A decisão do juiz do Supremo Tribunal Federal/STF Gilmar Mendes de suspender a posse de Lula e reenviar a sua investigação para o juiz de primeira instância Sérgio Moro, em Curitiba, no âmbito da operação Lava Jato, ainda não é o ponto final na crise, longe disso. É apenas mais um episódio de uma novela cujo desfecho permanece em aberto e pode ainda ter final trágico.
Em primeiro lugar, há que ter em conta a especificidade do judiciário brasileiro, que aqui constitui um verdadeiro poder, com capacidades muito amplas, incluindo a possibilidade de derrubar um presidente eleito.
O modelo é o sistema norte-americano, mas numa variante tropical com desenvolvimentos inauditos e sem paralelo em qualquer país do mundo. Com a agravante de que as regras são confusas e os poderes se sobrepõem, dando origem a situações intricadas e contraditórias muito difíceis de deslindar.
Veja-se, por exemplo, o que se passa agora com a posse de Lula: houve pelo menos 52 acções com pedidos de suspensão em 28 Estados, dando origem a decisões contraditórias consoante as capitais e subsequentes recursos por parte da Advocacia Geral da União (outra particularidade brasileira) junto das instâncias superiores, igualmente com decisões díspares. Uma confusão!
Daí, os recursos vão para o Supremo, onde são distribuídos por sorteio pelos 11 juízes que o integram, os quais podem decidir de forma diferente – cada um seu paladar, até tudo acabar por chegar ao plenário do STF, que enfim, após debate aberto, transmitido pela televisão do próprio poder judiciário – TV Justiça – finalmente bate o martelo.
Estamos, portanto, ainda na fase das decisões “monocromáticas”, para usar um chavão jurídico brasileiro.
E aqui tudo depende da idiossincrasia de cada um. Gilmar Mendes é um conhecido adversário político de Lula e do PT, a quem não se inibiu, ao longo de anos, de criticar ostensivamente, sempre num tom bastante emotivo, que tem manifesta dificuldade em controlar. Lula teve azar e Gilmar terá proferido a sentença com indisfarçável gusto, with a vengeance.
Mas a decisão dele não é ainda definitiva e outros factores entram em jogo. Ao remeter de novo o processo para Curitiba, Gilmar retira-o das mãos de um seu colega, o juiz do Supremo Teori Zavascki, que pode não ter apreciado. O judiciário, como se sabe, por mais que tente, nem sempre é imune aos humores e rancores dos seus mortais intérpretes.
Precisamente por isso a Advocacia Geral da União vai agora recorrer para Zavascki, pedindo uma “liminar”, uma medida provisória que suspenda a decisão de Gilmar até decisão do plenário do STF.
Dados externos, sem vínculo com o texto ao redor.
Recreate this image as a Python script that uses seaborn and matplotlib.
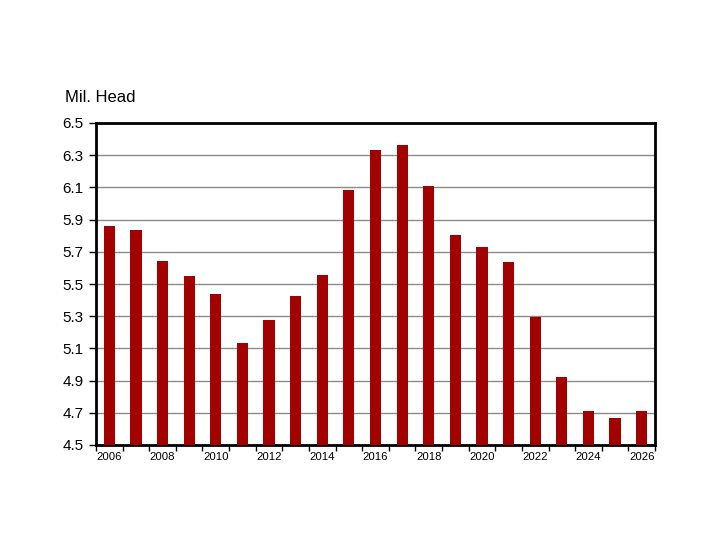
import matplotlib
matplotlib.use("Agg")
import matplotlib.pyplot as plt
import seaborn as sns
import pandas as pd
import numpy as np

years = [str(y) for y in range(2006, 2027)]
values = [5.86, 5.835, 5.643, 5.55, 5.438, 5.134, 5.276, 5.425, 5.556, 6.084,
          6.332, 6.363, 6.109, 5.804, 5.73, 5.637, 5.295, 4.922, 4.711, 4.668, 4.711]
y_ticks = [4.5, 4.7, 4.9, 5.1, 5.3, 5.5, 5.7, 5.9, 6.1, 6.3, 6.5]
unit_label = "Mil. Head"

sns.set_theme(style="white")
plt.rcParams['font.family'] = ['Liberation Sans', 'DejaVu Sans']
plt.rcParams['text.color'] = 'black'
plt.rcParams['xtick.color'] = 'black'
plt.rcParams['ytick.color'] = 'black'
plt.rcParams['xtick.labelcolor'] = 'black'
plt.rcParams['ytick.labelcolor'] = 'black'

df = pd.DataFrame({"year": years, "value": values})

fig = plt.figure(figsize=(7.2, 5.4), dpi=100)
ax = fig.add_axes([96/720, 1 - 445/540, (655 - 96)/720, (445 - 123)/540])

sns.barplot(data=df, x="year", y="value", color="#A30000", width=0.42,
            saturation=1, ax=ax, zorder=3)
for p in ax.patches:
    p.set_edgecolor("none")

ax.set_ylim(4.5, 6.5)
ax.set_xlim(-0.5, len(years) - 0.5)
ax.set_yticks(y_ticks)
ax.set_yticklabels([f"{t:.1f}" for t in y_ticks], fontsize=11, color="black")
ax.yaxis.grid(True, color="#8a8a8a", linewidth=1.0, zorder=0)
ax.set_axisbelow(True)

# x labels every other year, ticks at category boundaries
ax.set_xticks(range(0, len(years), 2))
ax.set_xticklabels(years[::2], fontsize=8.2, color="black")
ax.set_xticks(np.arange(-0.5, len(years), 1), minor=True)
ax.tick_params(axis="x", which="major", length=0, pad=5)
ax.tick_params(axis="x", which="minor", length=4, width=1, color="black", direction="out", bottom=True)
ax.tick_params(axis="y", which="major", length=5, width=1, color="black", direction="out", left=True, pad=4)

for s in ax.spines.values():
    s.set_visible(True)
    s.set_color("black")
    s.set_linewidth(2)

ax.set_xlabel("")
ax.set_ylabel("")
fig.text(65/720, 1 - 97/540, unit_label, fontsize=12, va="center", ha="left", color="black")

fig.savefig("out.png", dpi=100)
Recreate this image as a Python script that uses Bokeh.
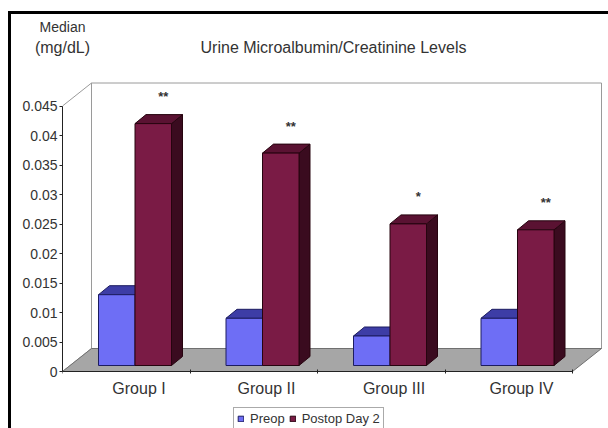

O problema é que, entretanto, metem-se as férias da Páscoa e o Supremo só voltará a reunir no fim do mês. A não ser que Zavaski contrarie já o seu colega, Lula fica pelo menos uns dez dias sem protecção e Moro pode mandar prendê-lo.
Com as ruas mobilizadas e inflamadas pela retórica e por uma media em geral desfavorável a Lula e ao governo, a eventual detenção do ex-presidente poderia dar origem a uma onda de protestos, manifestações e contra-manifestações que poderiam facilmente redundar em violência.
Não é portanto exagero afirmar que o futuro do Brasil está agora nas mãos do poder judiciário.
Com o clima político ao rubro, as suas decisões têm que ser muito bem ponderadas para não darem azo a serem interpretadas como ditadas mais pela política do que pelo direito.
Porque a verdade é que nesta história não há bons de um lado e maus do outro, apenas polícias e bandidos. O PT deixou-se enredar em muitos escândalos de corrupção que não podem deixar de ser investigados, mas o juiz Moro passou claramente das marcas ao fazer escutas a pessoas não investigadas (incluindo advogados e membros do governo!!!) e ao passar para os media informações com o claro propósito de deslegitimar Lula da Silva, que – note-se – ainda nem sequer é réu, dando a ideia de uma perseguição ad hominem.
Não deixa de ser significativo que um dos grandes jornais do Brasil – a Folha de São Paulo – em geral pouco simpático para com o PT e Lula – tenha escrito esta semana, em editorial, que o imperioso combate à corrupção “não pode avançar à revelia das garantias individuais e das leis em vigor no país.”
Lula sacrificado na Páscoa, ainda sem processo nem contraditório, faria dele novamente um herói e poderia desencadear um processo violento de difícil controlo, trazendo para as ruas o que pode e deve ser decidido no âmbito da justiça, da política, da moral e do bom senso.